On sait en outre que Rousseau avait confié une copie des Dialogues au comte d’Angevillers, l’un de ses correspondants. Dans son Etat des écrits posthumes de Jean-Jacques Rousseau adressé à Du Peyrou, le marquis de Girardin a noté qu’une partie des Dialogues se trouvait « entre les mains du comte d’Angevillers qui sur ma réclamation est convenu de le remettre à la veuve, en observant toutefois qu’il ne connaît pas nature à être imprimé ».
A l’occasion de recherches récentes, le professeur Philip Stewart, vient de montrer les liens familiaux et personnels qui liaient cette « dame de la famille Cramayel » au comte d’Angivillers. C’est donc bien de ce même manuscrit qu’il s’agit.
Le manuscrit présenté ici a été acquis par la bibliothèque de la Chambre des députés en 1812, administrée alors par Druon.

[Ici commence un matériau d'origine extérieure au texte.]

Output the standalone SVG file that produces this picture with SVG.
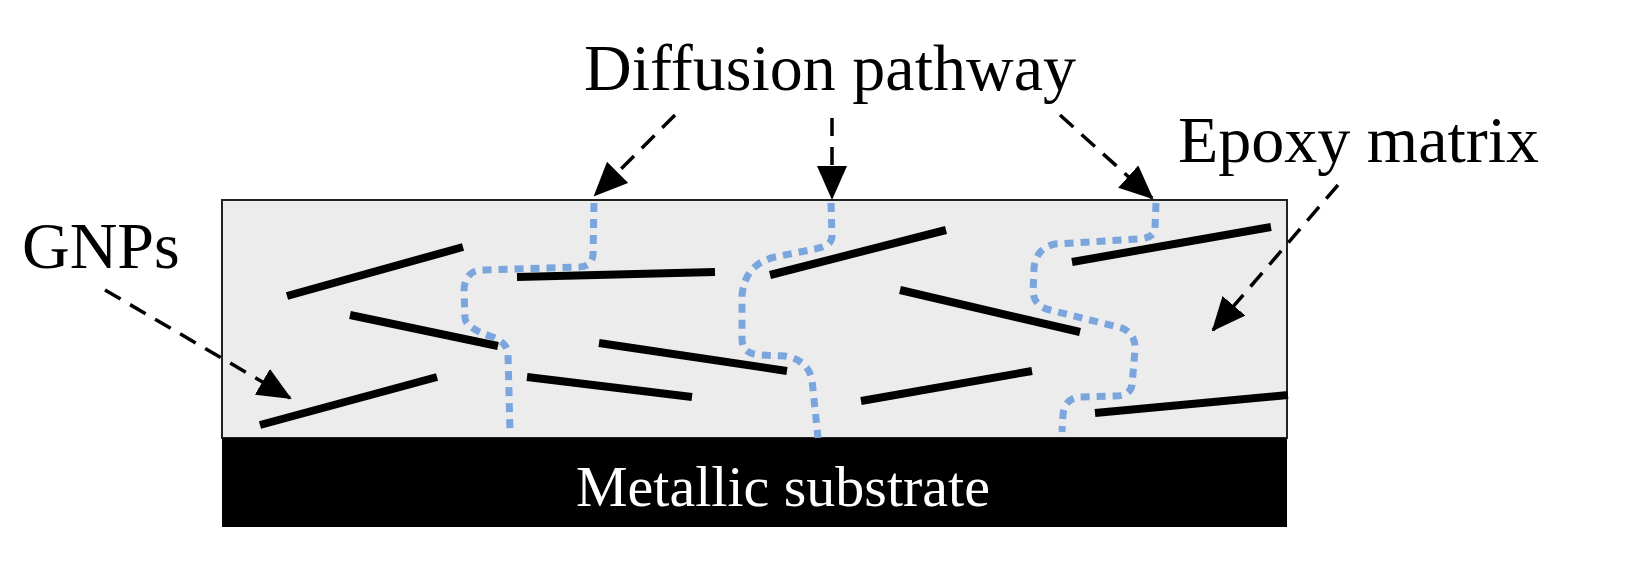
<svg xmlns="http://www.w3.org/2000/svg" width="1630" height="582" viewBox="0 0 1630 582">
<style>
.t{font-family:"Liberation Serif",serif;font-size:66px;fill:#000}
.g{stroke:#000;stroke-width:8;fill:none}
.p{stroke:#7aa5dd;stroke-width:7;stroke-dasharray:9,7;fill:none}
.a{stroke:#000;stroke-width:3.5;stroke-dasharray:18,11;fill:none;marker-end:url(#ah)}
</style>
<defs><marker id="ah" markerUnits="userSpaceOnUse" markerWidth="34" markerHeight="30" refX="32" refY="15" orient="auto"><path d="M0,0 L34,15 L0,30 Z" fill="#000"/></marker></defs>
<rect width="1630" height="582" fill="#fff"/>
<g id="matrix"><rect x="222" y="200" width="1065" height="238" fill="#ececec" stroke="#222" stroke-width="2"/></g>
<g id="substrate"><rect x="222" y="438" width="1065" height="89" fill="#000"/><text x="783" y="506" class="t" style="fill:#fff;font-size:58px" text-anchor="middle">Metallic substrate</text></g>
<g id="gnps">
<line class="g" x1="287" y1="296" x2="463" y2="247"/>
<line class="g" x1="350" y1="315" x2="498" y2="346"/>
<line class="g" x1="260" y1="425" x2="437" y2="377"/>
<line class="g" x1="517" y1="277" x2="715" y2="272"/>
<line class="g" x1="599" y1="343" x2="787" y2="371"/>
<line class="g" x1="527" y1="377" x2="692" y2="397"/>
<line class="g" x1="770" y1="275" x2="946" y2="230"/>
<line class="g" x1="900" y1="290" x2="1080" y2="332"/>
<line class="g" x1="861" y1="401" x2="1032" y2="371"/>
<line class="g" x1="1072" y1="262" x2="1271" y2="227"/>
<line class="g" x1="1095" y1="413" x2="1288" y2="395"/>
</g>
<g id="pathways">
<path class="p" d="M594,203 L593,255 Q592,267 578,267 L480,270 Q464,272 464,292 L465,318 Q466,328 490,336 Q508,342 508,355 L510,432"/>
<path class="p" d="M831,203 L832,236 Q832,246 815,249 L775,257 Q745,264 742,295 L742,340 Q743,354 760,355 L785,356 Q808,360 812,380 L818,438"/>
<path class="p" d="M1156,203 L1155,228 Q1155,238 1138,239 L1055,244 Q1036,248 1034,268 L1033,292 Q1034,306 1050,310 L1122,328 Q1136,334 1135,350 L1132,385 Q1130,396 1115,396 L1078,397 Q1064,400 1063,415 L1062,432"/>
</g>
<g id="labels">
<text class="t" x="830" y="90" text-anchor="middle">Diffusion pathway</text>
<text class="t" x="1178" y="162">Epoxy matrix</text>
<text class="t" x="22" y="268">GNPs</text>
</g>
<g id="connectors">
<path class="a" d="M675,115 L595,195"/>
<path class="a" d="M832,118 L832,198"/>
<path class="a" d="M1060,115 L1152,198"/>
<path class="a" d="M1338,185 L1213,330"/>
<path class="a" d="M105,290 L290,398"/>
</g>
</svg>
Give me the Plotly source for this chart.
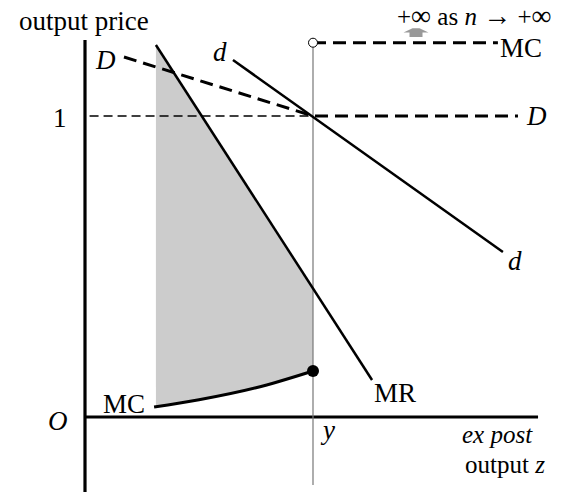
import numpy as np
import plotly.graph_objects as go

# ---- data (economic units: output z on x, price on y) ----
y_out = 1.0          # output level y
p_ref = 1.0          # price 1
mr_x = [0.311, 1.259]; mr_y = [1.236, 0.123]
d_x = [0.649, 1.833]; d_y = [1.186, 0.548]
D_x = [0.171, 1.0, 1.899]; D_y = [1.196, 1.0, 1.0]
mc_x = [0.303, 0.5, 0.75, 1.0]; mc_y = [0.033, 0.057, 0.097, 0.153]
mc_hi_x = [1.0, 1.811]; mc_hi_y = [1.2435, 1.2435]
shade_left = 0.311

fig = go.Figure()
SERIF = "Liberation Serif"
FS = 27

# shaded region between MC (below) and MR (above), from shade_left to y_out
sx = np.linspace(shade_left, y_out, 40)
bot = np.interp(sx, mc_x, mc_y)
top = np.interp(sx, mr_x, mr_y)
fig.add_trace(go.Scatter(x=list(sx) + list(sx[::-1]), y=list(bot) + list(top[::-1]),
                         fill="toself", fillcolor="#cccccc", line=dict(width=0),
                         mode="lines", hoverinfo="skip"))

# axes
fig.add_trace(go.Scatter(x=[0, 0], y=[-0.249, 1.2525], mode="lines",
                         line=dict(color="black", width=3.2)))
fig.add_trace(go.Scatter(x=[0, 1.987], y=[0, 0], mode="lines",
                         line=dict(color="black", width=3.2)))
# thin vertical at y
fig.add_trace(go.Scatter(x=[y_out, y_out], y=[-0.226, mc_hi_y[0]], mode="lines",
                         line=dict(color="#777777", width=1.2)))
# thin dashed at price 1
fig.add_trace(go.Scatter(x=[0.02, y_out], y=[p_ref, p_ref], mode="lines",
                         line=dict(color="black", width=1.3, dash="9px,5px")))
# D (dashed thick)
fig.add_trace(go.Scatter(x=D_x, y=D_y, mode="lines",
                         line=dict(color="black", width=3, dash="13px,7px")))
# upper MC dashed
fig.add_trace(go.Scatter(x=mc_hi_x, y=mc_hi_y, mode="lines",
                         line=dict(color="black", width=3, dash="13px,7px")))
# d
fig.add_trace(go.Scatter(x=d_x, y=d_y, mode="lines", line=dict(color="black", width=2.5)))
# MR
fig.add_trace(go.Scatter(x=mr_x, y=mr_y, mode="lines", line=dict(color="black", width=2.5)))
# MC curve
fig.add_trace(go.Scatter(x=mc_x, y=mc_y, mode="lines", line=dict(color="black", width=3),
                         line_shape="spline"))
# markers
fig.add_trace(go.Scatter(x=[mc_hi_x[0]], y=[mc_hi_y[0]], mode="markers",
                         marker=dict(size=9, color="white", line=dict(color="black", width=1))))
fig.add_trace(go.Scatter(x=[mc_x[-1]], y=[mc_y[-1]], mode="markers",
                         marker=dict(size=12, color="black")))

def txt(x, y, s, size=FS, italic=False, xanchor="center"):
    fig.add_annotation(x=x, y=y, text=s, showarrow=False, xanchor=xanchor, yanchor="middle",
                       font=dict(family=SERIF, size=size, color="black",
                                 style="italic" if italic else "normal"))

X = lambda px: (px - 85) / 228
Y = lambda py: (417 - py) / 301

txt(X(84), Y(21), "output price")
txt(X(60), Y(118), "1")
txt(X(58), Y(421), "O", italic=True)
txt(X(105), Y(60), "D", italic=True)
txt(X(536), Y(116), "D", italic=True)
txt(X(220), Y(52), "d", italic=True)
txt(X(515), Y(261), "d", italic=True)
txt(X(521), Y(48), "MC")
txt(X(124), Y(404), "MC")
txt(X(395), Y(393), "MR")
txt(X(327), Y(430), "y", italic=True)
txt(X(497), Y(434), "ex post", size=25, italic=True)
txt(X(505), Y(464), "output <i>z</i>", size=25)
big = '<span style="font-size:28px">{}</span>'
txt(X(474), Y(15), "+" + big.format("∞") + "\u00a0as\u00a0<i>n</i>\u00a0" + big.format("→")
    + "\u00a0+" + big.format("∞"), size=25)

# gray fat arrow (pixel-sized shape anchored in data coords)
fig.add_shape(type="path", xref="x", yref="y", xsizemode="pixel", ysizemode="pixel",
              xanchor=X(416), yanchor=Y(37),
              path="M -6.5,0 L 6.5,0 L 6.5,4.5 L 12.5,4.5 L 3.5,8.7 L -3.5,8.7 L -12.5,4.5 L -6.5,4.5 Z",
              fillcolor="#999999", line=dict(width=0))

fig.update_layout(width=571, height=494, margin=dict(l=0, r=0, t=0, b=0),
                  plot_bgcolor="white", paper_bgcolor="white", showlegend=False,
                  xaxis=dict(range=[-85 / 228, 486 / 228], visible=False, fixedrange=True),
                  yaxis=dict(range=[(417 - 494) / 301, 417 / 301], visible=False, fixedrange=True))
fig.write_html("out.html", config={"displayModeBar": False},
               post_script="document.body.style.margin='0px';document.body.style.overflow='hidden';")
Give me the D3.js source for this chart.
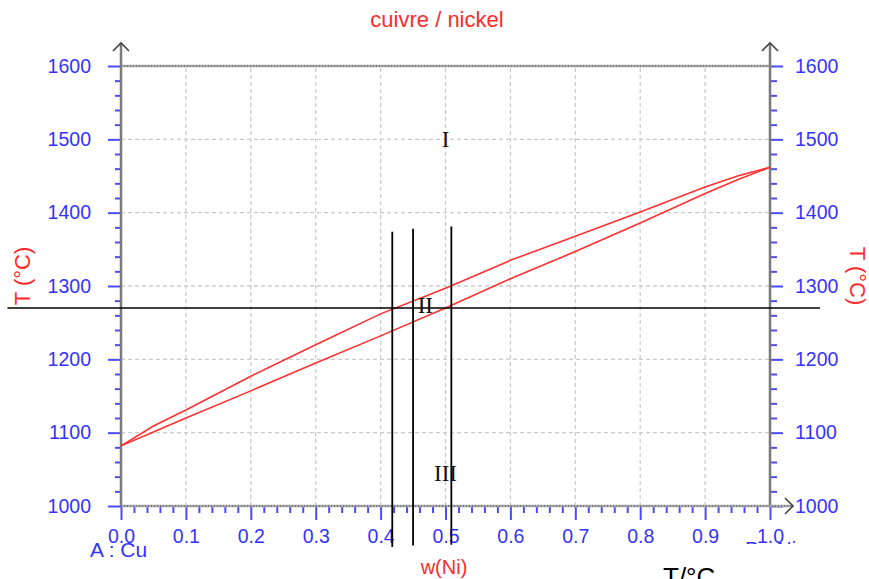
<!DOCTYPE html>
<html>
<head>
<meta charset="utf-8">
<script src="https://cdn.jsdelivr.net/npm/d3@7"></script>
<style>
  body { margin: 0; background: #fff; }
  svg { display: block; }
  .tick text { font-family: "Liberation Sans", Arial, sans-serif; fill: #3333ff; }
  .tick line { stroke: #4a4aff; stroke-width: 2; }
</style>
</head>
<body>
<div id="chart"></div>
<script>

// composition w(Ni) and the two boundary curves (T in °C)
var wNi      = [0, 0.05, 0.1, 0.2, 0.3, 0.4, 0.5, 0.6, 0.7, 0.8, 0.9, 0.95, 1.0];
var liquidus = [1082, 1109, 1131, 1177, 1220, 1262, 1297, 1335, 1368, 1401, 1435, 1450, 1462];
var solidus  = [1082, 1101, 1120, 1157, 1195, 1232, 1270, 1310, 1347, 1386, 1426, 1445, 1462];

// tick values
var xTicks = [0, 0.1, 0.2, 0.3, 0.4, 0.5, 0.6, 0.7, 0.8, 0.9, 1.0];
var yTicks = [1000, 1100, 1200, 1300, 1400, 1500, 1600];

// construction lines drawn over the diagram
var isotherm = 1270;
var verticals = [0.418, 0.45, 0.509];
var verticalTop = [1374, 1378, 1381];
var verticalBottom = [944, 946, 947];

// phase region labels
var regions = [
  { label: "I",   w: 0.5,   T: 1500 },
  { label: "II",  w: 0.469, T: 1273 },
  { label: "III", w: 0.5,   T: 1045 }
];

var svgWidth = 869, svgHeight = 579;

var svg = d3.select("#chart")
  .append("svg")
  .attr("width", svgWidth)
  .attr("height", svgHeight);

var xScale = d3.scaleLinear().domain([0, 1]).range([121, 770]);
var yScale = d3.scaleLinear().domain([1000, 1600]).range([506, 66]);

var minorX = d3.range(0, 1.0001, 0.02).filter(d => Math.abs(d * 10 - Math.round(d * 10)) > 1e-6);
var minorY = d3.range(1000, 1601, 20).filter(d => d % 100 !== 0);

// grid
var grid = svg.append("g");
grid.selectAll(".vg")
  .data(xTicks.slice(1, -1))
  .enter().append("line")
  .attr("x1", d => xScale(d)).attr("x2", d => xScale(d))
  .attr("y1", yScale(1000)).attr("y2", yScale(1600))
  .attr("stroke", "#cccccc").attr("stroke-width", 1.3)
  .attr("stroke-dasharray", "4,3");
grid.selectAll(".hg")
  .data(yTicks.slice(1, -1))
  .enter().append("line")
  .attr("x1", xScale(0)).attr("x2", xScale(1))
  .attr("y1", d => yScale(d)).attr("y2", d => yScale(d))
  .attr("stroke", "#cccccc").attr("stroke-width", 1.3)
  .attr("stroke-dasharray", "4,3");

// top border (dotted)
svg.append("line")
  .attr("x1", xScale(0)).attr("x2", xScale(1))
  .attr("y1", yScale(1600)).attr("y2", yScale(1600))
  .attr("stroke", "#aaaaaa").attr("stroke-width", 2.5);
svg.append("line")
  .attr("x1", xScale(0)).attr("x2", xScale(1))
  .attr("y1", yScale(1600)).attr("y2", yScale(1600))
  .attr("stroke", "#444").attr("stroke-width", 1)
  .attr("stroke-dasharray", "1,2");

// axes: ticks through d3 axis generators
var font = "Liberation Sans, Arial, sans-serif";

svg.append("g")
  .attr("transform", `translate(${xScale(0)},0)`)
  .call(d3.axisLeft(yScale).tickValues(yTicks).tickSize(13).tickPadding(17).tickFormat(d3.format("d")));
svg.append("g")
  .attr("transform", `translate(${xScale(0)},0)`)
  .call(d3.axisLeft(yScale).tickValues(minorY).tickSize(6).tickFormat(""));

svg.append("g")
  .attr("transform", `translate(${xScale(1)},0)`)
  .call(d3.axisRight(yScale).tickValues(yTicks).tickSize(13).tickPadding(12).tickFormat(d3.format("d")));
svg.append("g")
  .attr("transform", `translate(${xScale(1)},0)`)
  .call(d3.axisRight(yScale).tickValues(minorY).tickSize(7).tickFormat(""));

svg.append("g")
  .attr("transform", `translate(0,${yScale(1000)})`)
  .call(d3.axisBottom(xScale).tickValues(xTicks).tickSize(14).tickPadding(9).tickFormat(d3.format(".1f")));
svg.append("g")
  .attr("transform", `translate(0,${yScale(1000)})`)
  .call(d3.axisBottom(xScale).tickValues(minorX).tickSize(7).tickFormat(""));

svg.selectAll(".domain").remove();
svg.selectAll(".tick text").attr("font-size", 19.5).style("font-family", font);

// axis lines
var axisColor = "#7a7a7a";
svg.append("line")
  .attr("x1", xScale(0)).attr("x2", xScale(0))
  .attr("y1", yScale(1000)).attr("y2", 43)
  .attr("stroke", axisColor).attr("stroke-width", 2.5);
svg.append("line")
  .attr("x1", xScale(1)).attr("x2", xScale(1))
  .attr("y1", yScale(1000)).attr("y2", 43)
  .attr("stroke", axisColor).attr("stroke-width", 2.5);
svg.append("line")
  .attr("x1", xScale(0)).attr("x2", 793)
  .attr("y1", yScale(1000)).attr("y2", yScale(1000))
  .attr("stroke", "#aaaaaa").attr("stroke-width", 2.5);
svg.append("line")
  .attr("x1", xScale(0)).attr("x2", 793)
  .attr("y1", yScale(1000)).attr("y2", yScale(1000))
  .attr("stroke", "#444").attr("stroke-width", 1)
  .attr("stroke-dasharray", "1,2");

// arrow heads
function chevron(points) {
  svg.append("polyline")
    .attr("points", points.map(p => p.join(",")).join(" "))
    .attr("fill", "none").attr("stroke", "#444").attr("stroke-width", 1.6);
}
chevron([[xScale(0) - 8, 51], [xScale(0), 43], [xScale(0) + 8, 51]]);
chevron([[xScale(1) - 8, 51], [xScale(1), 43], [xScale(1) + 8, 51]]);
chevron([[785, yScale(1000) - 8], [793, yScale(1000)], [785, yScale(1000) + 8]]);

// curves
var line = d3.line()
  .x((d, i) => xScale(wNi[i]))
  .y(d => yScale(d));

svg.append("path").datum(liquidus)
  .attr("d", line).attr("fill", "none")
  .attr("stroke", "#ff3030").attr("stroke-width", 1.6);
svg.append("path").datum(solidus)
  .attr("d", line).attr("fill", "none")
  .attr("stroke", "#ff3030").attr("stroke-width", 1.6);

// construction lines
svg.append("line")
  .attr("x1", xScale(-0.175)).attr("x2", xScale(1.077))
  .attr("y1", yScale(isotherm)).attr("y2", yScale(isotherm))
  .attr("stroke", "#000").attr("stroke-width", 1.6);
svg.selectAll(".vl")
  .data(verticals)
  .enter().append("line")
  .attr("x1", d => xScale(d)).attr("x2", d => xScale(d))
  .attr("y1", (d, i) => yScale(verticalTop[i]))
  .attr("y2", (d, i) => yScale(verticalBottom[i]))
  .attr("stroke", "#000").attr("stroke-width", 1.8);

// region labels
svg.selectAll(".region")
  .data(regions)
  .enter().append("text")
  .attr("x", d => xScale(d.w))
  .attr("y", d => yScale(d.T))
  .attr("text-anchor", "middle")
  .attr("dominant-baseline", "central")
  .attr("font-family", "Liberation Serif, Times New Roman, serif")
  .attr("font-size", 23)
  .attr("fill", "#111")
  .text(d => d.label);

// titles
svg.append("text")
  .attr("x", 437).attr("y", 27)
  .attr("text-anchor", "middle")
  .attr("font-family", font).attr("font-size", 22)
  .attr("fill", "#ff2a2a")
  .text("cuivre / nickel");

svg.append("text")
  .attr("transform", "translate(30,276) rotate(-90)")
  .attr("text-anchor", "middle")
  .attr("font-family", font).attr("font-size", 22)
  .attr("fill", "#ff2a2a")
  .text("T (°C)");

svg.append("text")
  .attr("transform", "translate(850,276) rotate(90)")
  .attr("text-anchor", "middle")
  .attr("font-family", font).attr("font-size", 22)
  .attr("fill", "#ff2a2a")
  .text("T (°C)");

svg.append("text")
  .attr("x", 444).attr("y", 574)
  .attr("text-anchor", "middle")
  .attr("font-family", font).attr("font-size", 20)
  .attr("fill", "#ff2a2a")
  .text("w(Ni)");

svg.append("text")
  .attr("x", 90).attr("y", 557)
  .attr("font-family", font).attr("font-size", 21)
  .attr("fill", "#3333ff")
  .text("A : Cu");

// B label is almost hidden under the axis labels in the original
svg.append("clipPath").attr("id", "bclip")
  .append("rect").attr("x", 700).attr("y", 530).attr("width", 160).attr("height", 14);
svg.append("text")
  .attr("x", 745).attr("y", 556)
  .attr("clip-path", "url(#bclip)")
  .attr("font-family", font).attr("font-size", 21)
  .attr("fill", "#3333ff")
  .text("B : Ni");

svg.append("text")
  .attr("x", 663).attr("y", 586)
  .attr("font-family", font).attr("font-size", 26)
  .attr("fill", "#000")
  .text("T/°C");

</script>
</body>
</html>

En très bon état, il compte 225 feuillets numérotés par l’auteur et reliés en maroquin rouge. Quelques particularités méritent d’être mentionnées :
- l’écriture est extrêmement soignée, et le texte est remarquablement bien aligné à l’intérieur d’un fin liseré de couleur rouge tracé à la main. Il comporte peu de corrections, sauf page 221, où trente et une lignes ont été soigneusement raturées par l’auteur ;
- en tête de la première page, on peut lire une recommandation de l’auteur qui ne figure pas dans toutes les versions : « Si j’osais faire quelque prière à ceux entre les mains de qui tombera cet écrit, ce serait de vouloir bien le lire tout entier avant que d’en disposer et même avant que d’en parler à personne ; mais très sûr d’avance que cette grâce ne me sera pas accordée, je me tais et remets tout à la Providence » ;
- trois paperoles, en très bon état, sont insérées, pages 16, 42 et 205 ;
- entre les pages 200 et 201, on remarquera la trace d’une coupure nette de page, qui n’a pas affecté la pagination.